# DRAGON: Detection of Related Account Groups for Online services with uncertain graphs
### Purpose of this study
Use DRAGON to detect suspicious groups.
### Backgrounds
Existing methods usually focus on the **behavior level** (association bases on their behaviors using services). While this study focuses on **identity level** (relationship between service account and physical world).
### The structure of DRAGON
1. Using **web tracking** to track visitors.
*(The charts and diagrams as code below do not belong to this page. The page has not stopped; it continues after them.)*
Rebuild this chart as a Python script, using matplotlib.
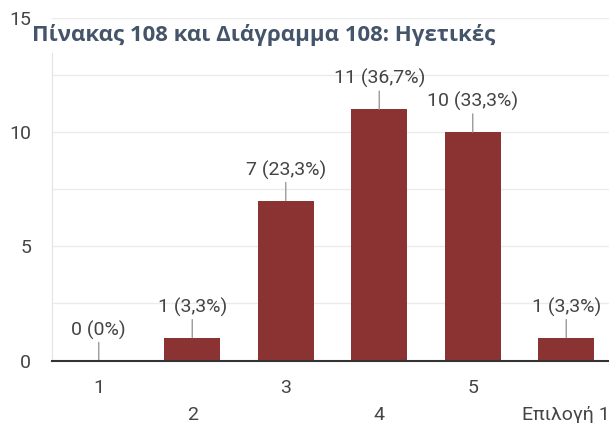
import matplotlib.pyplot as plt

# answer counts per option
categories = ['1', '2', '3', '4', '5', 'Επιλογή 1']
counts = [0, 1, 7, 11, 10, 1]
labels = ['0 (0%)', '1 (3,3%)', '7 (23,3%)', '11 (36,7%)', '10 (33,3%)', '1 (3,3%)']
y_ticks = [0, 5, 10, 15]
grid_steps = [2.5, 5, 7.5, 10, 12.5, 15]

bar_color = '#8b3333'
text_color = '#444444'

W, H = 609, 423
fig = plt.figure(figsize=(W / 100, H / 100), dpi=100)
# plot area in pixels: left edge 52, baseline 360.5, 93.5 px per category
ax = fig.add_axes([52 / W, 1 - 360.5 / H, 561 / W, 342.75 / H])

x = list(range(len(categories)))
ax.bar(x, counts, width=0.6, color=bar_color, zorder=2)

for xi, val, lab in zip(x, counts, labels):
    ax.annotate(lab, xy=(xi, val), xytext=(0, 15), textcoords='offset points',
                ha='center', va='bottom', fontsize=14, family='Roboto',
                color=text_color,
                arrowprops=dict(arrowstyle='-', color='#9a9a9a', lw=1,
                                shrinkA=0, shrinkB=0))

ax.set_xlim(-0.5, 5.5)
ax.set_ylim(0, 15)
ax.set_yticks(y_ticks)
for g in grid_steps:
    ax.axhline(g, color='#ebebeb', lw=1, zorder=0)

# staggered category labels: odd positions on the first row, even on the second
ax.set_xticks(x[::2], categories[::2])
ax.set_xticks(x[1::2], categories[1::2], minor=True)
ax.tick_params(axis='x', which='major', length=0, pad=13)
ax.tick_params(axis='x', which='minor', length=0, pad=32.5)
ax.tick_params(axis='y', length=0, pad=15)
for lab in ax.get_xticklabels(which='both') + ax.get_yticklabels():
    lab.set_family('Roboto')
    lab.set_fontsize(14)
    lab.set_color(text_color)

for side in ['right', 'top']:
    ax.spines[side].set_visible(False)
ax.spines['left'].set_color('#e3e3e3')
ax.spines['left'].set_bounds(0, 13.45)
ax.spines['bottom'].set_color('#333333')
ax.spines['bottom'].set_linewidth(1.5)
ax.spines['bottom'].set_zorder(3)

fig.text(32 / W, 1 - 41 / H, 'Πίνακας 108 και Διάγραμμα 108: Ηγετικές',
         fontsize=16, fontweight='bold', family='Open Sans', color='#44546a',
         ha='left', va='baseline')

fig.savefig('out.png', dpi=100)
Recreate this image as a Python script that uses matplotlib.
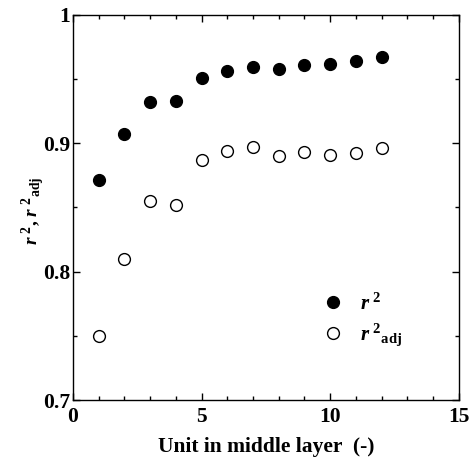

Three approaches are introduced:
* HTTP cookie
* Store in user's browser.
* Can be cleared or using incognito mode.
* IP Address
* Stateless (not store in user's device).
* 87% user reusing at least one IP over a month.
* browser fringerprinting
* Collect device information.
* Reveal OS, hardware version, or geolocation.
2. **Modeling a bipartite graph** between physical devices and service accounts.
* $e(M,N)$ is added in the graph if an identifier $M$ appears when the account $N$ is signed in.
* Unweighted: the times it signs in are ignored.
3. Project the bipartite graph into an **uncertain graph**.
* An **unvertain graph** $\mathcal{G}$ is a graph with a probability function $p:e\rightarrow (0,1]$ $\forall e\in \mathcal{E}(\mathcal{G})$. Note that the probability of each edge are independent.
* The **Identity Degree** $n$ is the number of common identifiers they share with each other given any two accounts.
* The **Coincident identifier probability** $q$ is the probability that one identifier originates from different devices.
* We can now construct an uncertain graph $\mathcal{G}=(\mathcal{V},\mathcal{E},p)$ by the Bipartite gragh $\mathcal{B}(M,N,E)$:
* $\mathcal{V} = N$.
* $\mathcal{E} = \{(x,y)|x,y\in \mathcal{V}\}$.
* $\forall e \in \mathcal{E}$, $p(e)=1-q^n$, where $n=|\{m\in M|e=(x,y), (m,x)\in E,(m,y)\in E\}|$.
4. Clipping at low identity degree
* Set a **clipping threshold $n_{clip}$.**
* Replace $p$ by $p(e)=(1-q^n)[n>n_{clip}]$.
5. **Cluster** the uncertain graph
* Uncertain graph clustering algorithm(better).
* Markov clustering algorithm.
6. Detecting suspicious account groups
* A tendency: malicious groups usually use more device to manipulate a set of accounts than normal people do.
* The **Expected Account Relation Ratio (EAR)** is the expected ratio of the number of edge existence to the number of all edges in the community:
$$\displaystyle EAR = \sum_{G_i\subseteq\mathcal{G_c}}Pr(G_i)\cdot\frac{|E_i|}{|\mathcal{E}|} = \sum_{e\in \mathcal{E}}\frac{p(e)}{|\mathcal{E}|},$$
where $|\mathcal{E}|$ denotes the edge number in the uncertain graph $\mathcal{G_c}$ and $|E_i|$ stands for the edge number in a possible world $G_i$. The second equation due to the independency of edges.
* A thershold of EAR can then be used to determine whether an account group is suspicious.
### Real-world evaluation of DRAGON
1. Real-world Dataset
* 220 thousand login records collected for six months.
* Each of the login records contains an anonymized account id and a User-Agent request header.
* Only $0.2\%$ accounts are marked as malicious ones.
2. Approoaches
* Set $q = 0.6$ since around 60% identifiers are found not unique in a dataset of a recent study.
* Set $n_{clip}=1$
* Set the threshold of EAR in DRAGON when it achieves the best F1 score. ($0.9$)
3. Result
* V.S. binary classifier: DRAGON greatly reduces the false positives.
* Providing precision-recall curves, we can also see DRAGON is better than binary classifier and $n_{clip} = 1$ brings the best performance.
* DRAGON can discover not only suspicious accounts but also the relationships among these accounts.
4. Ablation studies
* The importance of identifier-account relations is shown by replacing all edges with 220 thousand randomly generated ones.
* The performance of DRAGON without clipping is shown.
* Results indicate UGC performs better than MCL in this task.